Last summer, CHF swap yields were around 20 basis points (bps) higher than the long-term average (compared to Swiss Confederation, Pfandbriefe and corporate bonds ). Mortgage rates are offered on the basis of swap rates and were therefore very attractive compared to bonds. As expected, this has now normalised again (only Swiss Confederates are still rather expensive). Mortgage investments outperformed the bond market during this period (duration-adjusted by approx. 1% with a duration of five years). This advantage will disappear in the future. What will remain are the higher current credit spreads of the mortgage market.

Narrow credit spreads on the bond market

Almost all credit spreads on the Swiss bond market are extremely narrow. Bonds issued by hospitals are an exception. The overall market (measured by the Swiss Bond Index) yields only 10 to 15 bps above the swap curve. Credit spreads are also very narrow for foreign currency bonds. On the mortgage market, on the other hand, spreads are widening. With a skilful selection and mix of mortgage investments, a premium of 30 to 50 bps after costs over the Swiss Bond Index can therefore be realised even without an additional widening of credit spreads. Mortgages will outperform bonds in the longer term - with lower volatility because the duration is somewhat shorter on average.

Competitive situation

The integration of Credit Suisse into UBS is likely to lead to a further reduction in the combined market share. For the first time, the domestic banks will also reach the limits of their absorption capacity. For the most part, the domestic banks will only be able to generate the necessary additional capital from retained earnings. This is likely to have a supportive effect on margins in the mortgage business in future. In addition, most insurers have increased their mortgage ratio during the past low-interest phase and are now "fully" invested in this asset class. This will also tend to reduce margin competition. We are now seeing the first signs that the scenario described is becoming reality. We have already been able to slightly increase our margins in new business in recent months.

Market situation for mortgage brokers

There has been a certain degree of market consolidation (some brokers have withdrawn from the market (e.g. Valuu) or restructured their business model (e.g. Money Park)). For investors, this means that diversification of access to the mortgage market is becoming increasingly important. In the past six months, we concluded an above-average number of transactions on the UBS Key4 SORE platform (owner-occupied residential property) compared to previous years. This is also a side effect of the current Credit Suisse integration.

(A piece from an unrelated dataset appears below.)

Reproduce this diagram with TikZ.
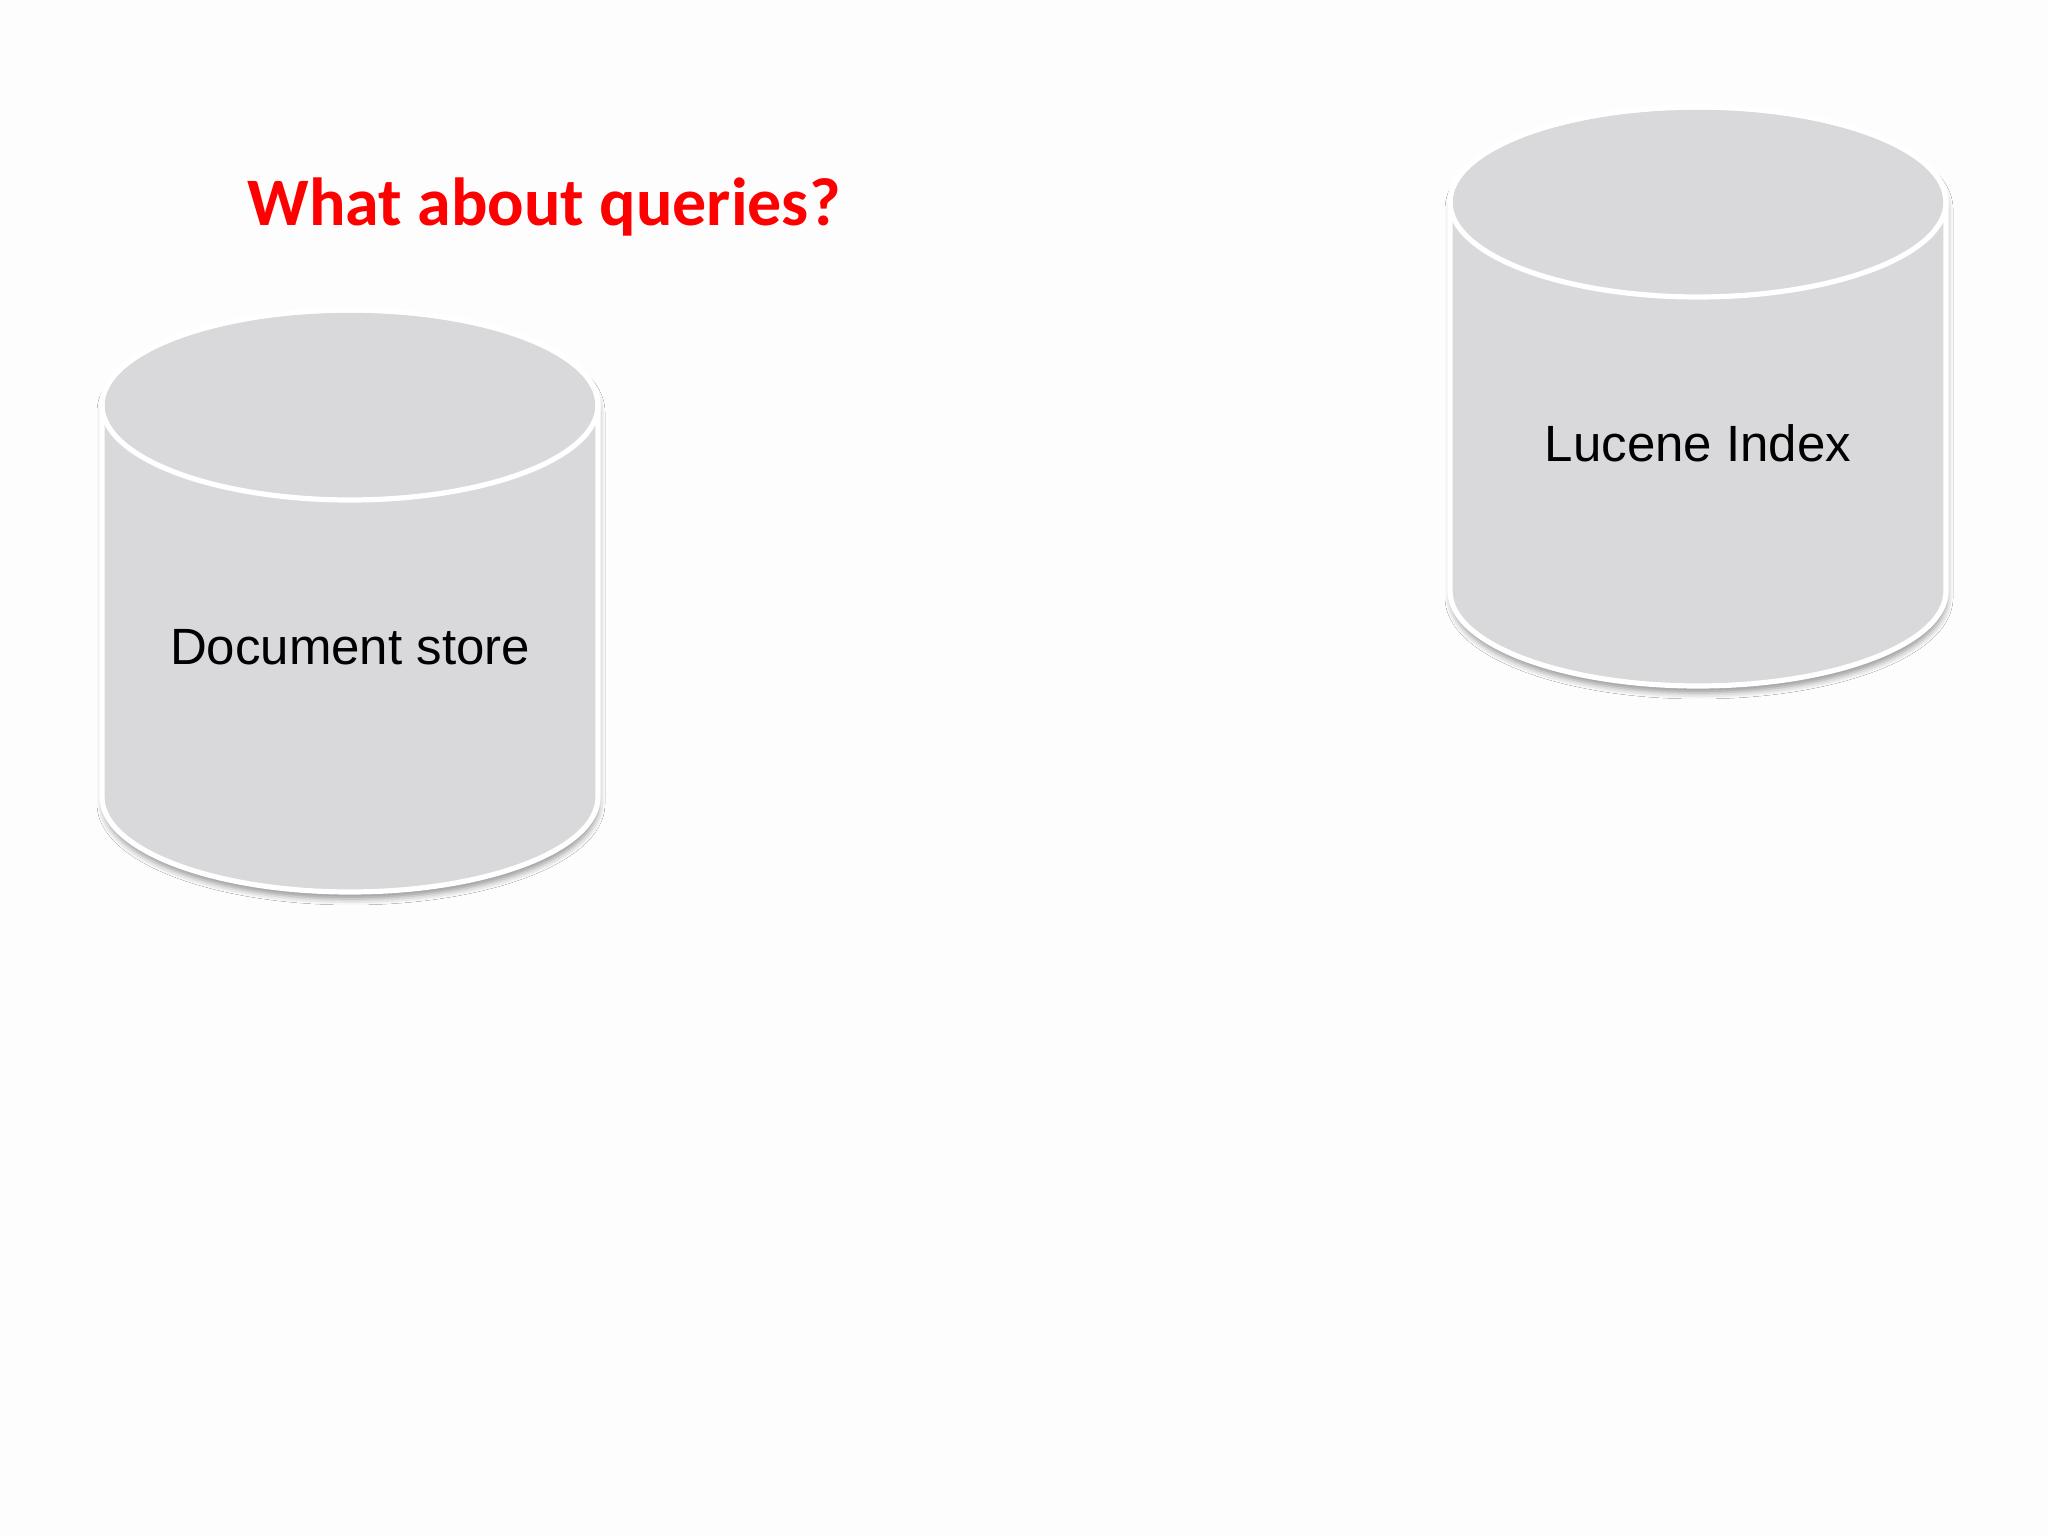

CO2 footprint becomes the standard

We have reported the CO2 footprint for the mortgage portfolio of our Swisscanto investment group for the first time in 2023. Fortunately, it is well below the average for the Swiss building portfolio. The first banks (e.g. UBS, Raiffeisen, Zürcher Kantonalbank) are now also reporting the CO2 footprint of their Swiss mortgages in their sustainability reports. Others will follow. This means that the disclosure of emissions is also becoming the market standard for mortgages. This is happening later than for other asset classes, as data and models were previously lacking. However, it should be noted that there are still two different calculation methods. The first is based on known renovations (documented by the lender). The second is based on expected renovations based on the average lifespan of building components (e.g. assuming that windows are replaced every 35 years). Both methods use the year of construction. The second method results in a CO2 footprint that is about half as large.

ESG on the rise

There are now broader ESG concepts on the market that are applicable to mortgage lenders. These include, for example, those from Wüest&Partner or Real Estate Meta Rating and Monitoring on Sustainability (REMMS). These were only developed after the corresponding models for property investors (and have to work with less property information, as the lender has less property information than the owner). As a result, the broad consideration of ESG in the investment process has become technically possible, as with other asset classes.

We are working on this topic for our investors - more on this in one of our next blogs.